Verizon Communications Inc., which controls Verizon Wireless through a 55 percent ownership stake, reports its first-quarter results Thursday morning.
AT&T's net income rose 39 percent to $3.41 billion, or 57 cents per share, for the January-March period, up from $2.45 billion, or 42 cents per share, a year ago.
The earnings matched the average estimate of analysts polled by FactSet.
The earnings increase was mainly due to a reduction in taxes. AT&T's operating income fell nearly 3 percent as expenses grew faster than revenue on the wireless side, and landline revenue continued its long slide.
Wireless expenses rose in part because of the cost of issuing new phones to former subscribers of Alltel and Centennial Communications that AT&T have taken over. They also rose because AT&T sold more smartphones than last year; it charges much less for the phones than what it pays the phone manufacturer, expecting to make money back over the life of the contract.
Revenue was $31.2 billion, up 2 percent from $30.5 billion a year ago. That also matched analysts' expectations.
AT&T shares fell 13 cents to $30.18 in afternoon trading Thursday, while other phone companies rose. AT&T shares are still close to their three-year high of $31.
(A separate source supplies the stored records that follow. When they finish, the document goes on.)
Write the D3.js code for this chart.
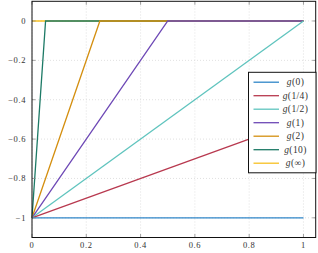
<!DOCTYPE html>
<html>
<head>
<meta charset="utf-8">
<script src="https://cdn.jsdelivr.net/npm/d3@7"></script>
<style>
  body { margin: 0; background: #fff; }
  svg text { font-family: "Liberation Serif", "DejaVu Serif", serif; }
</style>
</head>
<body>
<div id="chart"></div>
<script>
// series names and colours (legend order)
var names = ["g(0)", "g(1/4)", "g(1/2)", "g(1)", "g(2)", "g(10)", "g(\u221E)"]
var colors = ["#2f86c8", "#b8394f", "#5fc4be", "#6e49b6", "#d48f10", "#1d7a66", "#f7c022"]

// points of each curve
var xs = [
  [0, 1],
  [0, 1],
  [0, 1],
  [0, 0.5, 1],
  [0, 0.25, 1],
  [0, 0.05, 1],
  [0, 1]
]
var ys = [
  [-1, -1],
  [-1, -0.5],
  [-1, 0],
  [-1, 0, 0],
  [-1, 0, 0],
  [-1, 0, 0],
  [0, 0]
]

var xTicks = [0, 0.2, 0.4, 0.6, 0.8, 1]
var yTicks = [-1, -0.8, -0.6, -0.4, -0.2, 0]

var width = 318
var height = 253

var svg = d3.select("#chart").append("svg")
  .attr("width", width)
  .attr("height", height)

var x = d3.scaleLinear().domain([0, 1.045]).range([32, 315.7])
var y = d3.scaleLinear().domain([-1.1, 0.1]).range([237.5, 1.3])

var fmt = function(v){ return v == 0 ? "0" : (v == 1 || v == -1) ? d3.format("")(v).replace("-", "\u2212") : d3.format(".1f")(v).replace("-", "\u2212") }

// grid
svg.append("g").selectAll("line").data(xTicks).enter().append("line")
  .attr("x1", d => x(d)).attr("x2", d => x(d))
  .attr("y1", y.range()[0]).attr("y2", y.range()[1])
  .style("stroke", "#d9d9d9").style("stroke-dasharray", "1,2").style("stroke-width", 0.8)
svg.append("g").selectAll("line").data(yTicks).enter().append("line")
  .attr("y1", d => y(d)).attr("y2", d => y(d))
  .attr("x1", x.range()[0]).attr("x2", x.range()[1])
  .style("stroke", "#d9d9d9").style("stroke-dasharray", "1,2").style("stroke-width", 0.8)

// curves, drawn last-to-first so g(0) ends up on top
var line = d3.line().x(d => x(d[0])).y(d => y(d[1]))
var order = d3.range(names.length).reverse()
svg.append("g").selectAll("path").data(order).enter().append("path")
  .attr("d", i => line(d3.zip(xs[i], ys[i])))
  .style("fill", "none")
  .style("stroke", i => colors[i])
  .style("stroke-width", 1.3)

// ticks on all four sides (inside)
var tk = svg.append("g").style("stroke", "#8a8a8a").style("stroke-width", 0.8)
xTicks.forEach(function(t){
  tk.append("line").attr("x1", x(t)).attr("x2", x(t)).attr("y1", y.range()[0]).attr("y2", y.range()[0] - 3.5)
  tk.append("line").attr("x1", x(t)).attr("x2", x(t)).attr("y1", y.range()[1]).attr("y2", y.range()[1] + 3.5)
})
yTicks.forEach(function(t){
  tk.append("line").attr("y1", y(t)).attr("y2", y(t)).attr("x1", x.range()[0]).attr("x2", x.range()[0] + 3.5)
  tk.append("line").attr("y1", y(t)).attr("y2", y(t)).attr("x1", x.range()[1]).attr("x2", x.range()[1] - 3.5)
})

// frame
svg.append("rect")
  .attr("x", x.range()[0]).attr("y", y.range()[1])
  .attr("width", x.range()[1] - x.range()[0])
  .attr("height", y.range()[0] - y.range()[1])
  .style("fill", "none").style("stroke", "#111").style("stroke-width", 1)

// tick labels
svg.append("g").selectAll("text").data(xTicks).enter().append("text")
  .attr("x", d => x(d)).attr("y", 248)
  .attr("text-anchor", "middle")
  .style("font-size", "8.5px").style("letter-spacing", "0.6px").style("fill", "#333")
  .text(fmt)
svg.append("g").selectAll("text").data(yTicks).enter().append("text")
  .attr("x", 26).attr("y", d => y(d) + 2.8)
  .attr("text-anchor", "end")
  .style("font-size", "8.5px").style("letter-spacing", "0.6px").style("fill", "#333")
  .text(fmt)

// legend
var lg = svg.append("g")
lg.append("rect")
  .attr("x", 248.5).attr("y", 72.3).attr("width", 67.5).attr("height", 100.5)
  .style("fill", "#fff").style("stroke", "#111").style("stroke-width", 1)
var rows = lg.selectAll("g").data(names).enter().append("g")
  .attr("transform", (d, i) => "translate(0," + (82.2 + i * 13.5) + ")")
rows.append("line")
  .attr("x1", 253.5).attr("x2", 279).attr("y1", 0).attr("y2", 0)
  .style("stroke", (d, i) => colors[i]).style("stroke-width", 1.3)
var lt = rows.append("text")
  .attr("x", 295.5).attr("y", 3.2)
  .attr("text-anchor", "middle")
  .style("font-size", "9.5px").style("letter-spacing", "0.4px").style("fill", "#333")
lt.append("tspan").style("font-style", "italic").text(d => d.slice(0, 1))
lt.append("tspan").text(d => d.slice(1))
</script>
</body>
</html>
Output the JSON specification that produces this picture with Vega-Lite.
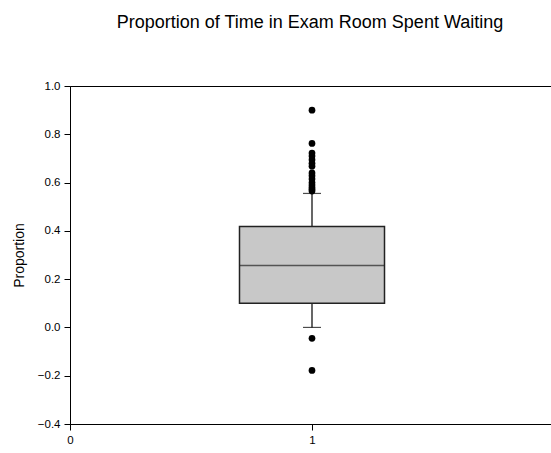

Analyst Craig Moffett at Sanford Bernstein called it a mixed quarter that supports his "Outperform" rating on the stock, as it's cheap relative to its earnings.
AT&T had an average quarter in terms of total new wireless subscribers: 2 million. That number was bolstered by another Apple Inc. product, the iPad, as AT&T said it added 322,000 subscribers with tablet computers. But the bulk of the net additions, 1.3 million, came from non-phone, non-tablet devices such as Amazon.com Inc.'s Kindle, security systems and GPS units.
Investors look more closely at the number of new subscribers with contract-based plans - the only way to pay for iPhone service - because they are far more lucrative. At AT&T, contract subscribers pay an average of $63.39 per month, while subscribers pay $12.94 per month for devices without contracts.
AT&T ended the quarter with 86.9 million subscribers, excluding the lowest-yielding devices, such as the Kindle.
AT&T stunned the industry a month ago by announcing that it had agreed to buy T-Mobile USA, the No. 4 wireless carrier, for $39 billion. The deal is opposed by consumer groups and the No. 3 carrier, Sprint Nextel Corp., who fear that the acquisition would bolster one of the big two carriers at the expense of competition. For AT&T, the deal would provide another way to add new subscribers.